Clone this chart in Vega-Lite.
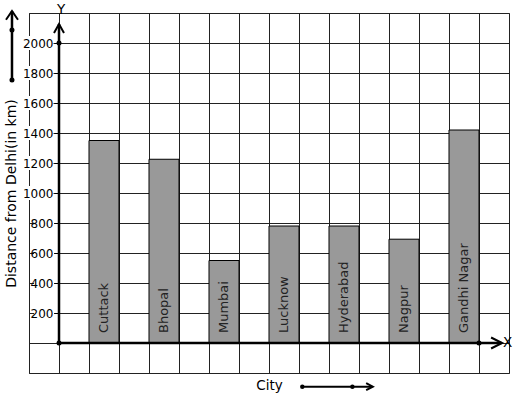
=-=-=
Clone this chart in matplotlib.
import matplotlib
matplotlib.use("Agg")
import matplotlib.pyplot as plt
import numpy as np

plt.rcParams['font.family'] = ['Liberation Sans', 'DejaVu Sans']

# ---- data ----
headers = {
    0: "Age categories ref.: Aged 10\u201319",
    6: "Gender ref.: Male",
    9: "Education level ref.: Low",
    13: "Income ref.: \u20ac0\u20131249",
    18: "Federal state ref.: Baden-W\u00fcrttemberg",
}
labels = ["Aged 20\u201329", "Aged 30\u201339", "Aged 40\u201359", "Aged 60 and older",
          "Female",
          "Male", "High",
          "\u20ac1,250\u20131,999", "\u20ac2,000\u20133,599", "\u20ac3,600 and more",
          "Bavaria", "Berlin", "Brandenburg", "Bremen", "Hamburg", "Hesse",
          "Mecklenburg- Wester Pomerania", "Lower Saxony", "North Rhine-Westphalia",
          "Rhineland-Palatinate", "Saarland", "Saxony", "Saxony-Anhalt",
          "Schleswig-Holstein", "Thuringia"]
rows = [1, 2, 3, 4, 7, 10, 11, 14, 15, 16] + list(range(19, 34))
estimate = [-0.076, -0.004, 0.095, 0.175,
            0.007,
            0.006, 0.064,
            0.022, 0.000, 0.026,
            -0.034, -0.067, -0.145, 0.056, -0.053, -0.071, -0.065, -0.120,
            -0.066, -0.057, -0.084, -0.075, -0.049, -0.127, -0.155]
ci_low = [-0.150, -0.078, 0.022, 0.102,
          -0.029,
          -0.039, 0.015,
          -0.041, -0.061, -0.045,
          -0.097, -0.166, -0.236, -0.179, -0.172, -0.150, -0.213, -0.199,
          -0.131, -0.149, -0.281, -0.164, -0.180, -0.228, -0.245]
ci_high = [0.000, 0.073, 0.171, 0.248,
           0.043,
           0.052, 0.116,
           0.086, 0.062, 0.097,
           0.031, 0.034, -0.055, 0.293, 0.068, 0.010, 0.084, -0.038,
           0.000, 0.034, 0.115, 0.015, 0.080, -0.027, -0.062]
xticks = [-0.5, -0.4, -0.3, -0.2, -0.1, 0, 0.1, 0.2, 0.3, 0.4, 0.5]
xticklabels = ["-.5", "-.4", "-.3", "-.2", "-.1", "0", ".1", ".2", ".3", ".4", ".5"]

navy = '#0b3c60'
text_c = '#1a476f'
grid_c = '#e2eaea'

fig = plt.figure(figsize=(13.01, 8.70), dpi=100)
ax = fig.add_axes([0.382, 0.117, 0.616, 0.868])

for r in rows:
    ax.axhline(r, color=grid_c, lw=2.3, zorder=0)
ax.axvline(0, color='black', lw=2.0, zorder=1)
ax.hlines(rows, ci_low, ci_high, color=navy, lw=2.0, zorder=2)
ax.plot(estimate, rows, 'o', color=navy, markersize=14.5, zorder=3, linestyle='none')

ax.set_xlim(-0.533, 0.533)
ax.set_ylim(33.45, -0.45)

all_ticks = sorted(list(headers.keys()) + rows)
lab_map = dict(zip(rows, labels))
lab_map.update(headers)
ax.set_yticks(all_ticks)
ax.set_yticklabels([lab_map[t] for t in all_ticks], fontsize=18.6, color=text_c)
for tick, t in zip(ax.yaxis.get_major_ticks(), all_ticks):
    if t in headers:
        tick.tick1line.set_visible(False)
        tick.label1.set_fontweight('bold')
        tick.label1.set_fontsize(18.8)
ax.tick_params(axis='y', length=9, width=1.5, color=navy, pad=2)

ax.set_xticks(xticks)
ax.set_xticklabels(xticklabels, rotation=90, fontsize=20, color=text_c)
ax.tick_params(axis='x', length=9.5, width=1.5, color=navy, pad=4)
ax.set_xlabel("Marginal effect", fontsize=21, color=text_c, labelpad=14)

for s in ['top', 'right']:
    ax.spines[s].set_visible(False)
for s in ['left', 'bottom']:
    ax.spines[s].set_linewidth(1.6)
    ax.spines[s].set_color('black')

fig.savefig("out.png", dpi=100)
=-=-=
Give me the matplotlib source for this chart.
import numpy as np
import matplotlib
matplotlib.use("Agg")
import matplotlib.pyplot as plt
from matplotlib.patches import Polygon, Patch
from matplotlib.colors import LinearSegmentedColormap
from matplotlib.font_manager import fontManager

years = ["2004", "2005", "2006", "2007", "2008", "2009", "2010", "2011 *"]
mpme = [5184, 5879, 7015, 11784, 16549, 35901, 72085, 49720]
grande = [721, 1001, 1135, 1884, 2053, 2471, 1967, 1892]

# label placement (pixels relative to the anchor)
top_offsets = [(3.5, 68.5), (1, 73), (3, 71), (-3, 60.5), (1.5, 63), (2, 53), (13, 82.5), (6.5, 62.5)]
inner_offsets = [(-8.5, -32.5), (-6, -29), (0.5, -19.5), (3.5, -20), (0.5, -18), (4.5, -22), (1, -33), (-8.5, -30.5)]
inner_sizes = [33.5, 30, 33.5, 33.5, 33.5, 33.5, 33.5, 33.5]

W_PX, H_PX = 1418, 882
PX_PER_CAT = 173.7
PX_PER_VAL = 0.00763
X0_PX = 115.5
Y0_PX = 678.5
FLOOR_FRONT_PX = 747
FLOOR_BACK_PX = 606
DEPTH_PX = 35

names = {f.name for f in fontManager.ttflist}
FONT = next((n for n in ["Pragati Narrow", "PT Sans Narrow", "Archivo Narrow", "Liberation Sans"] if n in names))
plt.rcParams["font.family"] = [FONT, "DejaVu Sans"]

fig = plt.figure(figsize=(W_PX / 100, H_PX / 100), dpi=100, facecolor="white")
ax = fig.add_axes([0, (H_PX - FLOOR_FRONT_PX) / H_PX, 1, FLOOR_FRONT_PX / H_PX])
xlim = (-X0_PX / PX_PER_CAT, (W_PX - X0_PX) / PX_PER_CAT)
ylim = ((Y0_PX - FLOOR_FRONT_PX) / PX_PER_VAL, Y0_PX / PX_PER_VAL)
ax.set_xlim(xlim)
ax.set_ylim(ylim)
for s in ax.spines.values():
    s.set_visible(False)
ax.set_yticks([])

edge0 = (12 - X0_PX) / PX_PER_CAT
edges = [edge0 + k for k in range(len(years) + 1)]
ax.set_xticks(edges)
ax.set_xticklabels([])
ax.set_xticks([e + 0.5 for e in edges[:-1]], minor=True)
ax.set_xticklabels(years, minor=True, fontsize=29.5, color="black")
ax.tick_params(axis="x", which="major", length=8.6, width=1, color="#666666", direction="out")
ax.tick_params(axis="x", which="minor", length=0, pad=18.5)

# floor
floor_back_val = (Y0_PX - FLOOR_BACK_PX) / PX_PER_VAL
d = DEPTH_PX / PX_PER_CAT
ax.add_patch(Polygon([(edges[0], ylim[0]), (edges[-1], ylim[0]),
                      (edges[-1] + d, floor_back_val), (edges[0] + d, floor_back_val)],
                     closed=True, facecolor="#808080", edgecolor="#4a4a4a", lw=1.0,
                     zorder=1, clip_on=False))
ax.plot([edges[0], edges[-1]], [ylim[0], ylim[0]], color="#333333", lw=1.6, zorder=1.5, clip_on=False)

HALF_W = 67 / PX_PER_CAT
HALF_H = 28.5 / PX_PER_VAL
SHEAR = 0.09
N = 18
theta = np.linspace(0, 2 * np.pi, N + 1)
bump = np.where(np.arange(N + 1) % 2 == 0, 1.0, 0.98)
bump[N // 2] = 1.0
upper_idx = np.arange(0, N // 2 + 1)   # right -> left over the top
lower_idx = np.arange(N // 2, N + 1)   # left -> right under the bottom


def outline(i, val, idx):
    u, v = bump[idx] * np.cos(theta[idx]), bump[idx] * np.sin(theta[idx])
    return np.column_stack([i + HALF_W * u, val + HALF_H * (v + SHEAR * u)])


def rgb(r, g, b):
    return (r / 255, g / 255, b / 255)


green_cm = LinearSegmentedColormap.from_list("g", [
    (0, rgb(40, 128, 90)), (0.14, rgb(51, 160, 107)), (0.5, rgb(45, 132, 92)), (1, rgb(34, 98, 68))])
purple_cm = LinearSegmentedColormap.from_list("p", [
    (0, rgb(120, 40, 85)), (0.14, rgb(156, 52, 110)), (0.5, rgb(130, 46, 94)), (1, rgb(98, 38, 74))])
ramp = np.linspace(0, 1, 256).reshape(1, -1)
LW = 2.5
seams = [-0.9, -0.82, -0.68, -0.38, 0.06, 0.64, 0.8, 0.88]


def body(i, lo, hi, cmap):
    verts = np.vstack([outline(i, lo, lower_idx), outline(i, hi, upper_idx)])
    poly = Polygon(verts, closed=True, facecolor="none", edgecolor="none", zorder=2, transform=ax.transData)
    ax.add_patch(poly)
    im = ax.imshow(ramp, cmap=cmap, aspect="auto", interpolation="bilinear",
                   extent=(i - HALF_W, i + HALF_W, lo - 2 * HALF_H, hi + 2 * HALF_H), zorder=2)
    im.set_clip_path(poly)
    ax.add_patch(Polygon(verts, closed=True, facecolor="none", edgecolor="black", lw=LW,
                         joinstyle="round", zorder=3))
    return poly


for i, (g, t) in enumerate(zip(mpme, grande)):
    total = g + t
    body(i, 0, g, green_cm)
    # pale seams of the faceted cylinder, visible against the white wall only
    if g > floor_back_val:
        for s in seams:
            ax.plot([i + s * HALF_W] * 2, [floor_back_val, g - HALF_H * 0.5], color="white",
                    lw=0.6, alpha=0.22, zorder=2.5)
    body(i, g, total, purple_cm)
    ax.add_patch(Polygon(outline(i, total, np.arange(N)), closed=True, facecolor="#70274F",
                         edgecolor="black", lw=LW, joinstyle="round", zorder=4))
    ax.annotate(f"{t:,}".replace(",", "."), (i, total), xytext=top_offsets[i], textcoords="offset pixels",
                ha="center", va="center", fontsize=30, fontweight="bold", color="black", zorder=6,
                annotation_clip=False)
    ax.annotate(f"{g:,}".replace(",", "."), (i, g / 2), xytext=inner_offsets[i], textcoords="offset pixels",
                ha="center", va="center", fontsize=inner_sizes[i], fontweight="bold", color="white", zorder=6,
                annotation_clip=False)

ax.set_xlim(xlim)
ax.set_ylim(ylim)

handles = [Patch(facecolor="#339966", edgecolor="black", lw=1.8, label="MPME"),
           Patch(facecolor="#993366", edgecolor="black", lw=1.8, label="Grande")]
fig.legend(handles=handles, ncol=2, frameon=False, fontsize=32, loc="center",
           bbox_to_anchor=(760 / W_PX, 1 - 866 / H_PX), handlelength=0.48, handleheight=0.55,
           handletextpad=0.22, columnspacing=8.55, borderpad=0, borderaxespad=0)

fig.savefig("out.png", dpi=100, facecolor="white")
=-=-=
#### [WHAT IS BEING ASKED]
Give back exactly the lines from the line that has "Clone this chart in matplotlib." to the line that has "plt.rcParams['font.family'] = ['Liberation", both included, and leave out all others.

#### [FINAL RESULT]
Clone this chart in matplotlib.
import matplotlib
matplotlib.use("Agg")
import matplotlib.pyplot as plt
import numpy as np

plt.rcParams['font.family'] = ['Liberation Sans', 'DejaVu Sans']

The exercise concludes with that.